# Task statement:
Can you print the data exactly and leave out each image?

---

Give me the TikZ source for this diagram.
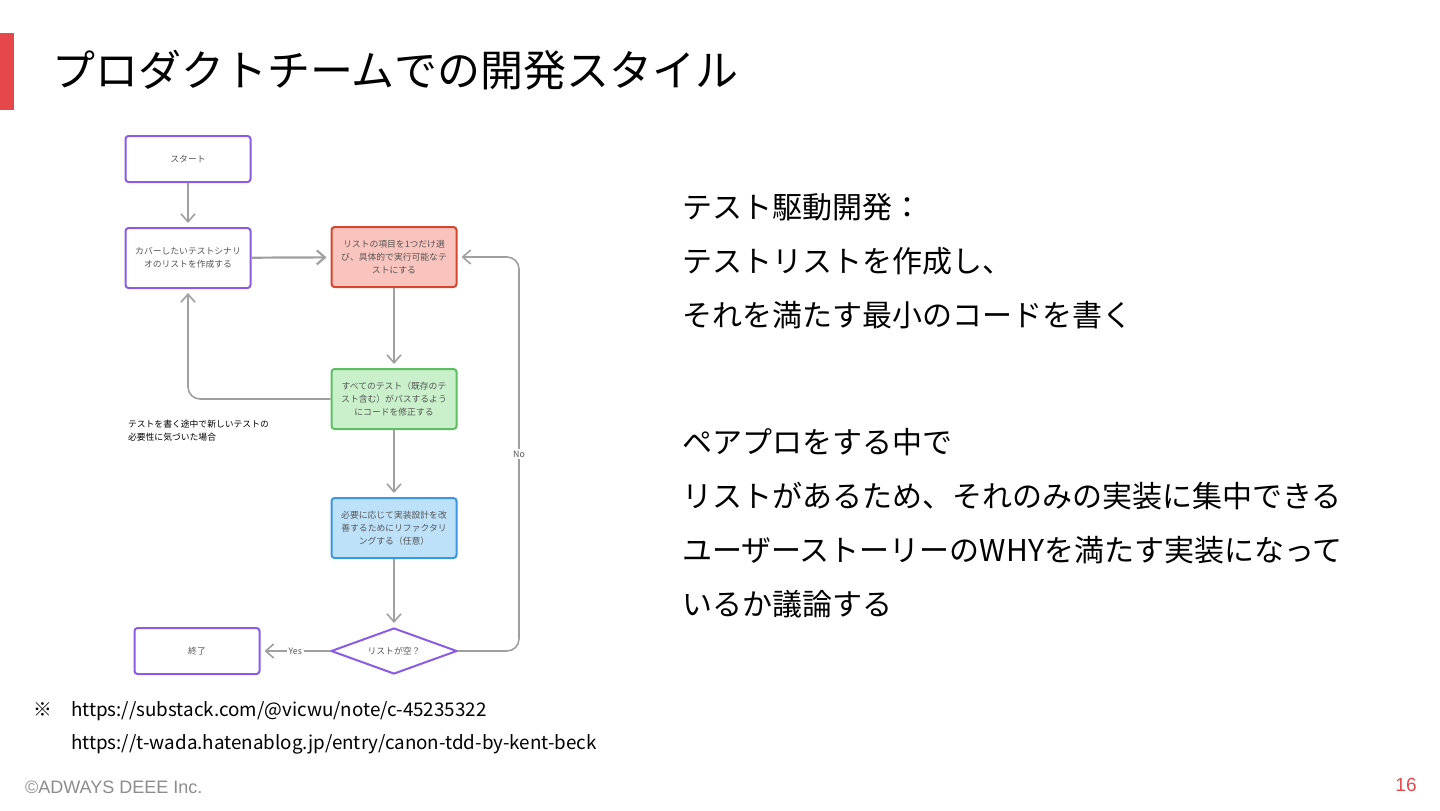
\documentclass[tikz,border=0pt]{standalone}
\usepackage{fontspec}
\setmainfont{Noto Sans CJK JP}
\newfontfamily\footfont{Liberation Sans}
\usetikzlibrary{shapes.geometric,arrows.meta}

\definecolor{barred}{HTML}{E5474B}
\definecolor{boxpurple}{HTML}{8A5CE6}
\definecolor{boxtext}{HTML}{555555}
\definecolor{flowgray}{HTML}{A0A0A0}
\definecolor{pickfill}{HTML}{FAC4BE}
\definecolor{pickline}{HTML}{D6452E}
\definecolor{passfill}{HTML}{C9F0CB}
\definecolor{passline}{HTML}{5DBE63}
\definecolor{refacfill}{HTML}{BEE1FA}
\definecolor{refacline}{HTML}{3B97E3}
\definecolor{footgray}{HTML}{8C8C8C}

\begin{document}
\begin{tikzpicture}[
    x = 0.5pt,
    y = -0.5pt,
    >={Straight Barb[length=4pt,width=7pt]},
    box/.style = {draw=boxpurple, line width=1pt, rounded corners=1.5pt, fill=white,
              minimum width=62.5pt, minimum height=30pt, inner sep=1pt,
              align=center, text=boxtext, font=\fontsize{4.4}{6.6}\selectfont},
    endbox/.style = {box, minimum height=23pt},
    pickbox/.style = {box, draw=pickline, fill=pickfill},
    passbox/.style = {box, draw=passline, fill=passfill},
    refacbox/.style = {box, draw=refacline, fill=refacfill},
    check/.style = {diamond, aspect=2.74, draw=boxpurple, line width=1pt, fill=white,
              minimum width=63pt, minimum height=23pt, inner sep=0pt,
              text=boxtext, font=\fontsize{4.4}{6.6}\selectfont},
    flow/.style = {->, draw=flowgray, line width=0.8pt, shorten >=2pt},
    lbl/.style = {fill=white, inner sep=1pt, text=boxtext,
              font=\fontsize{4.4}{6.6}\selectfont},
    bodytext/.style = {anchor=west, align=left, font=\fontsize{15}{27}\selectfont},
    ]

\useasboundingbox (0,0) rectangle (1440,810);

% title
\fill[barred] (0,33) rectangle (14,110);
\node[anchor=west, font=\fontsize{21.5}{26}\selectfont] (title) at (45,70)
    {プロダクトチームでの開発スタイル};

% flow chart
\node[endbox] (start) at (188,159) {スタート};
\node[box] (cover) at (188,258) {カバーしたいテストシナリ\\オのリストを作成する};
\node[pickbox] (pick) at (394,257) {リストの項目を1つだけ選\\び、具体的で実行可能なテ\\ストにする};
\node[passbox] (pass) at (394,399) {すべてのテスト（既存のテ\\スト含む）がパスするよう\\にコードを修正する};
\node[refacbox] (refac) at (394,528) {必要に応じて実装設計を改\\善するためにリファクタリ\\ングする（任意）};
\node[check] (empty) at (394,651) {リストが空？};
\node[endbox] (finish) at (197,651) {終了};
\coordinate (loop_no) at (519,454);

\draw[flow] (start) -- (cover);
\draw[flow, line width=1.1pt] (cover) -- (pick);
\draw[flow] (pick) -- (pass);
\draw[flow, rounded corners=6pt] (pass.west) -| (cover.south);
\draw[flow] (pass) -- (refac);
\draw[flow] (refac) -- (empty);
\draw[flow] (empty.west) -- node[lbl] {Yes} (finish.east);
\draw[flow, rounded corners=6pt] (empty.east) -| (loop_no) |- (pick.east);
\node[lbl] (no_lbl) at (loop_no) {No};

\node[anchor=north west, align=left, font=\fontsize{4.4}{6.6}\selectfont] (note_new)
    at (121,413) {テストを書く途中で新しいテストの\\必要性に気づいた場合};

% right text
\node[bodytext] (text_tdd) at (675,261)
    {テスト駆動開発：\\テストリストを作成し、\\それを満たす最小のコードを書く};
\node[bodytext] (text_pair) at (675,523)
    {ペアプロをする中で\\リストがあるため、それのみの実装に集中できる\\ユーザーストーリーのWHYを満たす実装になって\\いるか議論する};

% footnotes
\node[font=\fontsize{9.4}{11}\selectfont] (note_mark) at (43,710) {※};
\node[anchor=west, font=\fontsize{9.4}{11}\selectfont] (note_url1) at (64,711)
    {https://substack.com/@vicwu/note/c-45235322};
\node[anchor=west, font=\fontsize{9.4}{11}\selectfont] (note_url2) at (64,744)
    {https://t-wada.hatenablog.jp/entry/canon-tdd-by-kent-beck};
\node[anchor=west, text=footgray, font=\footfont\fontsize{9}{10}\selectfont] (copyright) at (18,787)
    {©ADWAYS DEEE Inc.};
\node[text=barred, font=\footfont\fontsize{9.5}{11}\selectfont] (page_no) at (1406,785) {16};

\end{tikzpicture}
\end{document}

---

# Exercise output:
Give me the TikZ source for this diagram.
\documentclass[tikz,border=0pt]{standalone}
\usepackage{fontspec}
\setmainfont{Noto Sans CJK JP}
\newfontfamily\footfont{Liberation Sans}
\usetikzlibrary{shapes.geometric,arrows.meta}

\definecolor{barred}{HTML}{E5474B}
\definecolor{boxpurple}{HTML}{8A5CE6}
\definecolor{boxtext}{HTML}{555555}
\definecolor{flowgray}{HTML}{A0A0A0}
\definecolor{pickfill}{HTML}{FAC4BE}
\definecolor{pickline}{HTML}{D6452E}
\definecolor{passfill}{HTML}{C9F0CB}
\definecolor{passline}{HTML}{5DBE63}
\definecolor{refacfill}{HTML}{BEE1FA}
\definecolor{refacline}{HTML}{3B97E3}
\definecolor{footgray}{HTML}{8C8C8C}

\begin{document}
\begin{tikzpicture}[
    x = 0.5pt,
    y = -0.5pt,
    >={Straight Barb[length=4pt,width=7pt]},
    box/.style = {draw=boxpurple, line width=1pt, rounded corners=1.5pt, fill=white,
              minimum width=62.5pt, minimum height=30pt, inner sep=1pt,
              align=center, text=boxtext, font=\fontsize{4.4}{6.6}\selectfont},
    endbox/.style = {box, minimum height=23pt},
    pickbox/.style = {box, draw=pickline, fill=pickfill},
    passbox/.style = {box, draw=passline, fill=passfill},
    refacbox/.style = {box, draw=refacline, fill=refacfill},
    check/.style = {diamond, aspect=2.74, draw=boxpurple, line width=1pt, fill=white,
              minimum width=63pt, minimum height=23pt, inner sep=0pt,
              text=boxtext, font=\fontsize{4.4}{6.6}\selectfont},
    flow/.style = {->, draw=flowgray, line width=0.8pt, shorten >=2pt},
    lbl/.style = {fill=white, inner sep=1pt, text=boxtext,
              font=\fontsize{4.4}{6.6}\selectfont},
    bodytext/.style = {anchor=west, align=left, font=\fontsize{15}{27}\selectfont},
    ]

\useasboundingbox (0,0) rectangle (1440,810);

% title
\fill[barred] (0,33) rectangle (14,110);
\node[anchor=west, font=\fontsize{21.5}{26}\selectfont] (title) at (45,70)
    {プロダクトチームでの開発スタイル};

% flow chart
\node[endbox] (start) at (188,159) {スタート};
\node[box] (cover) at (188,258) {カバーしたいテストシナリ\\オのリストを作成する};
\node[pickbox] (pick) at (394,257) {リストの項目を1つだけ選\\び、具体的で実行可能なテ\\ストにする};
\node[passbox] (pass) at (394,399) {すべてのテスト（既存のテ\\スト含む）がパスするよう\\にコードを修正する};
\node[refacbox] (refac) at (394,528) {必要に応じて実装設計を改\\善するためにリファクタリ\\ングする（任意）};
\node[check] (empty) at (394,651) {リストが空？};
\node[endbox] (finish) at (197,651) {終了};
\coordinate (loop_no) at (519,454);

\draw[flow] (start) -- (cover);
\draw[flow, line width=1.1pt] (cover) -- (pick);
\draw[flow] (pick) -- (pass);
\draw[flow, rounded corners=6pt] (pass.west) -| (cover.south);
\draw[flow] (pass) -- (refac);
\draw[flow] (refac) -- (empty);
\draw[flow] (empty.west) -- node[lbl] {Yes} (finish.east);
\draw[flow, rounded corners=6pt] (empty.east) -| (loop_no) |- (pick.east);
\node[lbl] (no_lbl) at (loop_no) {No};

\node[anchor=north west, align=left, font=\fontsize{4.4}{6.6}\selectfont] (note_new)
    at (121,413) {テストを書く途中で新しいテストの\\必要性に気づいた場合};

% right text
\node[bodytext] (text_tdd) at (675,261)
    {テスト駆動開発：\\テストリストを作成し、\\それを満たす最小のコードを書く};
\node[bodytext] (text_pair) at (675,523)
    {ペアプロをする中で\\リストがあるため、それのみの実装に集中できる\\ユーザーストーリーのWHYを満たす実装になって\\いるか議論する};

% footnotes
\node[font=\fontsize{9.4}{11}\selectfont] (note_mark) at (43,710) {※};
\node[anchor=west, font=\fontsize{9.4}{11}\selectfont] (note_url1) at (64,711)
    {https://substack.com/@vicwu/note/c-45235322};
\node[anchor=west, font=\fontsize{9.4}{11}\selectfont] (note_url2) at (64,744)
    {https://t-wada.hatenablog.jp/entry/canon-tdd-by-kent-beck};
\node[anchor=west, text=footgray, font=\footfont\fontsize{9}{10}\selectfont] (copyright) at (18,787)
    {©ADWAYS DEEE Inc.};
\node[text=barred, font=\footfont\fontsize{9.5}{11}\selectfont] (page_no) at (1406,785) {16};

\end{tikzpicture}
\end{document}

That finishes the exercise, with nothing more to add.